### TASK TO COMPLETE
Quote every line below exactly and skip any picture.

### RAW DATA
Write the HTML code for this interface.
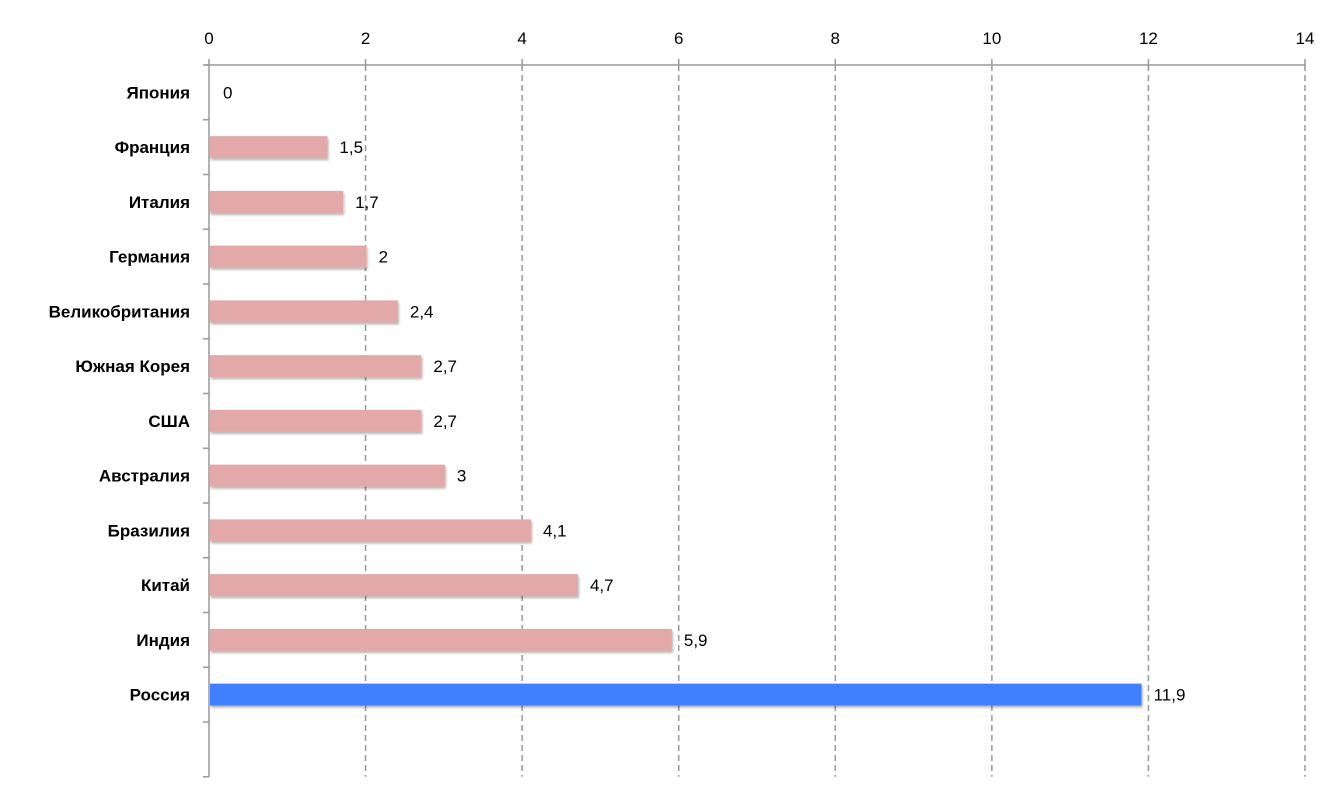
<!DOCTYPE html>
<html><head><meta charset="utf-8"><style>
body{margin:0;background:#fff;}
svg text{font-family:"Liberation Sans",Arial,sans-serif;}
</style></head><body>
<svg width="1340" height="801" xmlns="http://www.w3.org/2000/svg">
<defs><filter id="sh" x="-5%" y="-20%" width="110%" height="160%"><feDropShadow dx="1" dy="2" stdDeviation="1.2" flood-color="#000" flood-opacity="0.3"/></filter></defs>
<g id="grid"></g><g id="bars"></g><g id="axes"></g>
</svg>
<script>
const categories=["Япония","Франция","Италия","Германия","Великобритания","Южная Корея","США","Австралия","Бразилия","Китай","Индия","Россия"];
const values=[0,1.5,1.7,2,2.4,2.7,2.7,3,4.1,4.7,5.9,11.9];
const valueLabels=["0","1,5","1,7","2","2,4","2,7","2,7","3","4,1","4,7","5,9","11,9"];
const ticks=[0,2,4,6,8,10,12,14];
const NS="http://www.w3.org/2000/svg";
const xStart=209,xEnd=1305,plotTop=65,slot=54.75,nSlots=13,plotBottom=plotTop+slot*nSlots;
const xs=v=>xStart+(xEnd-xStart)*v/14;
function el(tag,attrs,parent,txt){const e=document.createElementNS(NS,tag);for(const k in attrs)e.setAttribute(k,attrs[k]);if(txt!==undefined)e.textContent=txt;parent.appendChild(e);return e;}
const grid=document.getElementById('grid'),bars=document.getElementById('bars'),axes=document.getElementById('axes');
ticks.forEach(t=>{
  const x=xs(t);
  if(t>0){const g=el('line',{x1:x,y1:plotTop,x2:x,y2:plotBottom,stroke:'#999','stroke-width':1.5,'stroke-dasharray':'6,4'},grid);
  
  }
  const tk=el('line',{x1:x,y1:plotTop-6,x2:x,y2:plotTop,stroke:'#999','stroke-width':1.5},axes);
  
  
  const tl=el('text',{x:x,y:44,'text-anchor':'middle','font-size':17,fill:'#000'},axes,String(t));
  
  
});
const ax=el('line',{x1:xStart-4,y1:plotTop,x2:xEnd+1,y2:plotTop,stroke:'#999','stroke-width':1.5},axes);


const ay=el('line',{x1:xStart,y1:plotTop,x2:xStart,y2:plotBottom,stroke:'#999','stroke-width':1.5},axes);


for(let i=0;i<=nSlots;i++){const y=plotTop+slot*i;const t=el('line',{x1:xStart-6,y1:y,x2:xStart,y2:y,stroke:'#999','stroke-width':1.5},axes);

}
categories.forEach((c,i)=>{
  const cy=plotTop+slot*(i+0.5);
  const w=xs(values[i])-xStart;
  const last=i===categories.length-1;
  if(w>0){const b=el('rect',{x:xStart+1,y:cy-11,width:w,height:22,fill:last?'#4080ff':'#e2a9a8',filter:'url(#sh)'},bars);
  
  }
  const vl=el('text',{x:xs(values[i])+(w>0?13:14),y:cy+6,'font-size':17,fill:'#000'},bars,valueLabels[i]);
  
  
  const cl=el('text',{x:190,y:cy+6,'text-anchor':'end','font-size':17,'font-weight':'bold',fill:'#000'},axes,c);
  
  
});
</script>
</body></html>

### THE OUTPUT
Write the HTML code for this interface.
<!DOCTYPE html>
<html><head><meta charset="utf-8"><style>
body{margin:0;background:#fff;}
svg text{font-family:"Liberation Sans",Arial,sans-serif;}
</style></head><body>
<svg width="1340" height="801" xmlns="http://www.w3.org/2000/svg">
<defs><filter id="sh" x="-5%" y="-20%" width="110%" height="160%"><feDropShadow dx="1" dy="2" stdDeviation="1.2" flood-color="#000" flood-opacity="0.3"/></filter></defs>
<g id="grid"></g><g id="bars"></g><g id="axes"></g>
</svg>
<script>
const categories=["Япония","Франция","Италия","Германия","Великобритания","Южная Корея","США","Австралия","Бразилия","Китай","Индия","Россия"];
const values=[0,1.5,1.7,2,2.4,2.7,2.7,3,4.1,4.7,5.9,11.9];
const valueLabels=["0","1,5","1,7","2","2,4","2,7","2,7","3","4,1","4,7","5,9","11,9"];
const ticks=[0,2,4,6,8,10,12,14];
const NS="http://www.w3.org/2000/svg";
const xStart=209,xEnd=1305,plotTop=65,slot=54.75,nSlots=13,plotBottom=plotTop+slot*nSlots;
const xs=v=>xStart+(xEnd-xStart)*v/14;
function el(tag,attrs,parent,txt){const e=document.createElementNS(NS,tag);for(const k in attrs)e.setAttribute(k,attrs[k]);if(txt!==undefined)e.textContent=txt;parent.appendChild(e);return e;}
const grid=document.getElementById('grid'),bars=document.getElementById('bars'),axes=document.getElementById('axes');
ticks.forEach(t=>{
  const x=xs(t);
  if(t>0){const g=el('line',{x1:x,y1:plotTop,x2:x,y2:plotBottom,stroke:'#999','stroke-width':1.5,'stroke-dasharray':'6,4'},grid);
  
  }
  const tk=el('line',{x1:x,y1:plotTop-6,x2:x,y2:plotTop,stroke:'#999','stroke-width':1.5},axes);
  
  
  const tl=el('text',{x:x,y:44,'text-anchor':'middle','font-size':17,fill:'#000'},axes,String(t));
  
  
});
const ax=el('line',{x1:xStart-4,y1:plotTop,x2:xEnd+1,y2:plotTop,stroke:'#999','stroke-width':1.5},axes);


const ay=el('line',{x1:xStart,y1:plotTop,x2:xStart,y2:plotBottom,stroke:'#999','stroke-width':1.5},axes);


for(let i=0;i<=nSlots;i++){const y=plotTop+slot*i;const t=el('line',{x1:xStart-6,y1:y,x2:xStart,y2:y,stroke:'#999','stroke-width':1.5},axes);

}
categories.forEach((c,i)=>{
  const cy=plotTop+slot*(i+0.5);
  const w=xs(values[i])-xStart;
  const last=i===categories.length-1;
  if(w>0){const b=el('rect',{x:xStart+1,y:cy-11,width:w,height:22,fill:last?'#4080ff':'#e2a9a8',filter:'url(#sh)'},bars);
  
  }
  const vl=el('text',{x:xs(values[i])+(w>0?13:14),y:cy+6,'font-size':17,fill:'#000'},bars,valueLabels[i]);
  
  
  const cl=el('text',{x:190,y:cy+6,'text-anchor':'end','font-size':17,'font-weight':'bold',fill:'#000'},axes,c);
  
  
});
</script>
</body></html>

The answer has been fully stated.